Transcribe the material in full. Nothing should differ except that the pictures are left out.
++++++++++++++++++++
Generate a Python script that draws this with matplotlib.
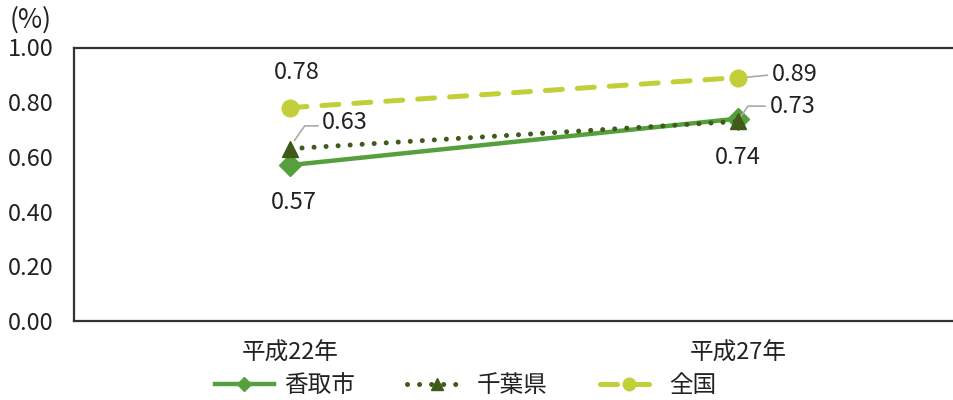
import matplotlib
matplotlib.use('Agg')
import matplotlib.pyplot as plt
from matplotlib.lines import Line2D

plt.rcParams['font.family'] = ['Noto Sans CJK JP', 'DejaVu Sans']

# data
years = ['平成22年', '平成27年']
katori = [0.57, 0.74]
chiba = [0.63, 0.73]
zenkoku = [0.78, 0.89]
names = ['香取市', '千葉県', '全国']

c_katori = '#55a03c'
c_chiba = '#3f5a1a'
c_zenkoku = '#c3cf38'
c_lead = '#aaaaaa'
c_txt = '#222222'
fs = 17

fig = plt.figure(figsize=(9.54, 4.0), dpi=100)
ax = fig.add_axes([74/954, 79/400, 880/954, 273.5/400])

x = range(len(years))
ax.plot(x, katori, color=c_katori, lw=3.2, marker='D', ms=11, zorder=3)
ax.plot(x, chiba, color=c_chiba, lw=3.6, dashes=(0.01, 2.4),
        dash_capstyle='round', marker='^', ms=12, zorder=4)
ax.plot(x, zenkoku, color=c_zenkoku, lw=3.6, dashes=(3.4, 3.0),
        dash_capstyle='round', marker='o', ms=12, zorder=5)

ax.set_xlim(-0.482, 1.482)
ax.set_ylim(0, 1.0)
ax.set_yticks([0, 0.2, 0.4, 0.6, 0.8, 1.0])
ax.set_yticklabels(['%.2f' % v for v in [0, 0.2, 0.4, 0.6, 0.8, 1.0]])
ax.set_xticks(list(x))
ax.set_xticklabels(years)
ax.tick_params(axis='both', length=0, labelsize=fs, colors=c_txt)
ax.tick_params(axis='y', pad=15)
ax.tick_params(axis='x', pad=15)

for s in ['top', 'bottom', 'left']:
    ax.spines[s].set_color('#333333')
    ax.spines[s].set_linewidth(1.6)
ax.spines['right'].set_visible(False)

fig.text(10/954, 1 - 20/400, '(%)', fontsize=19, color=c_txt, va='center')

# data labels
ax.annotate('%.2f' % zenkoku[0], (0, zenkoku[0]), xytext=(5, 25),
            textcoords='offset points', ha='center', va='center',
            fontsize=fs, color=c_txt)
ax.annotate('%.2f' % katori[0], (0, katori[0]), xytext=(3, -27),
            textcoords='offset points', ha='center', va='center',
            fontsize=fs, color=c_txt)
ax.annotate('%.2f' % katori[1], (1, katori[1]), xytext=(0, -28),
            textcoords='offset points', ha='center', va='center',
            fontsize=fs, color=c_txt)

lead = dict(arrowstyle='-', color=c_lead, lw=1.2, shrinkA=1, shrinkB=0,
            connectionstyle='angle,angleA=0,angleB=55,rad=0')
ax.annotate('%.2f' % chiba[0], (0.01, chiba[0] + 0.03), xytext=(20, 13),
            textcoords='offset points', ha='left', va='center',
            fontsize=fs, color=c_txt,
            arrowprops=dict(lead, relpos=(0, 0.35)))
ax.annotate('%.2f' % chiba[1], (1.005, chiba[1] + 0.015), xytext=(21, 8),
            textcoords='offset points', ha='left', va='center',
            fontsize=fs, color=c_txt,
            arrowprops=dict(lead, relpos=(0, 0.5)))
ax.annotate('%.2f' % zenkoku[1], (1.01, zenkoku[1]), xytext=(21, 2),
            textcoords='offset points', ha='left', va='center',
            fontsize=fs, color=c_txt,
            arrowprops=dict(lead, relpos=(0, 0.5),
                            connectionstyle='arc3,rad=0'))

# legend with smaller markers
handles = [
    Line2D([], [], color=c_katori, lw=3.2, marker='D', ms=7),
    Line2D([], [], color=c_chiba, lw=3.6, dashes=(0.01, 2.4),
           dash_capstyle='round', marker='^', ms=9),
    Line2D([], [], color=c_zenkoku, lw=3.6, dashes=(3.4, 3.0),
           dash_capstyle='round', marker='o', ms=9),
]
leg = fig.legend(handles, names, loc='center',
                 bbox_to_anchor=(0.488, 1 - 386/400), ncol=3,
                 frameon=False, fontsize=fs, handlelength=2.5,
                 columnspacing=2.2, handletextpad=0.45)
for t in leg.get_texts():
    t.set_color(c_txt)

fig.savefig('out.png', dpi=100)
++++++++++++++++++++
*ANSWER FOR THIS EXERCISE*:
Generate a Python script that draws this with matplotlib.
import matplotlib
matplotlib.use('Agg')
import matplotlib.pyplot as plt
from matplotlib.lines import Line2D

plt.rcParams['font.family'] = ['Noto Sans CJK JP', 'DejaVu Sans']

# data
years = ['平成22年', '平成27年']
katori = [0.57, 0.74]
chiba = [0.63, 0.73]
zenkoku = [0.78, 0.89]
names = ['香取市', '千葉県', '全国']

c_katori = '#55a03c'
c_chiba = '#3f5a1a'
c_zenkoku = '#c3cf38'
c_lead = '#aaaaaa'
c_txt = '#222222'
fs = 17

fig = plt.figure(figsize=(9.54, 4.0), dpi=100)
ax = fig.add_axes([74/954, 79/400, 880/954, 273.5/400])

x = range(len(years))
ax.plot(x, katori, color=c_katori, lw=3.2, marker='D', ms=11, zorder=3)
ax.plot(x, chiba, color=c_chiba, lw=3.6, dashes=(0.01, 2.4),
        dash_capstyle='round', marker='^', ms=12, zorder=4)
ax.plot(x, zenkoku, color=c_zenkoku, lw=3.6, dashes=(3.4, 3.0),
        dash_capstyle='round', marker='o', ms=12, zorder=5)

ax.set_xlim(-0.482, 1.482)
ax.set_ylim(0, 1.0)
ax.set_yticks([0, 0.2, 0.4, 0.6, 0.8, 1.0])
ax.set_yticklabels(['%.2f' % v for v in [0, 0.2, 0.4, 0.6, 0.8, 1.0]])
ax.set_xticks(list(x))
ax.set_xticklabels(years)
ax.tick_params(axis='both', length=0, labelsize=fs, colors=c_txt)
ax.tick_params(axis='y', pad=15)
ax.tick_params(axis='x', pad=15)

for s in ['top', 'bottom', 'left']:
    ax.spines[s].set_color('#333333')
    ax.spines[s].set_linewidth(1.6)
ax.spines['right'].set_visible(False)

fig.text(10/954, 1 - 20/400, '(%)', fontsize=19, color=c_txt, va='center')

# data labels
ax.annotate('%.2f' % zenkoku[0], (0, zenkoku[0]), xytext=(5, 25),
            textcoords='offset points', ha='center', va='center',
            fontsize=fs, color=c_txt)
ax.annotate('%.2f' % katori[0], (0, katori[0]), xytext=(3, -27),
            textcoords='offset points', ha='center', va='center',
            fontsize=fs, color=c_txt)
ax.annotate('%.2f' % katori[1], (1, katori[1]), xytext=(0, -28),
            textcoords='offset points', ha='center', va='center',
            fontsize=fs, color=c_txt)

lead = dict(arrowstyle='-', color=c_lead, lw=1.2, shrinkA=1, shrinkB=0,
            connectionstyle='angle,angleA=0,angleB=55,rad=0')
ax.annotate('%.2f' % chiba[0], (0.01, chiba[0] + 0.03), xytext=(20, 13),
            textcoords='offset points', ha='left', va='center',
            fontsize=fs, color=c_txt,
            arrowprops=dict(lead, relpos=(0, 0.35)))
ax.annotate('%.2f' % chiba[1], (1.005, chiba[1] + 0.015), xytext=(21, 8),
            textcoords='offset points', ha='left', va='center',
            fontsize=fs, color=c_txt,
            arrowprops=dict(lead, relpos=(0, 0.5)))
ax.annotate('%.2f' % zenkoku[1], (1.01, zenkoku[1]), xytext=(21, 2),
            textcoords='offset points', ha='left', va='center',
            fontsize=fs, color=c_txt,
            arrowprops=dict(lead, relpos=(0, 0.5),
                            connectionstyle='arc3,rad=0'))

# legend with smaller markers
handles = [
    Line2D([], [], color=c_katori, lw=3.2, marker='D', ms=7),
    Line2D([], [], color=c_chiba, lw=3.6, dashes=(0.01, 2.4),
           dash_capstyle='round', marker='^', ms=9),
    Line2D([], [], color=c_zenkoku, lw=3.6, dashes=(3.4, 3.0),
           dash_capstyle='round', marker='o', ms=9),
]
leg = fig.legend(handles, names, loc='center',
                 bbox_to_anchor=(0.488, 1 - 386/400), ncol=3,
                 frameon=False, fontsize=fs, handlelength=2.5,
                 columnspacing=2.2, handletextpad=0.45)
for t in leg.get_texts():
    t.set_color(c_txt)

fig.savefig('out.png', dpi=100)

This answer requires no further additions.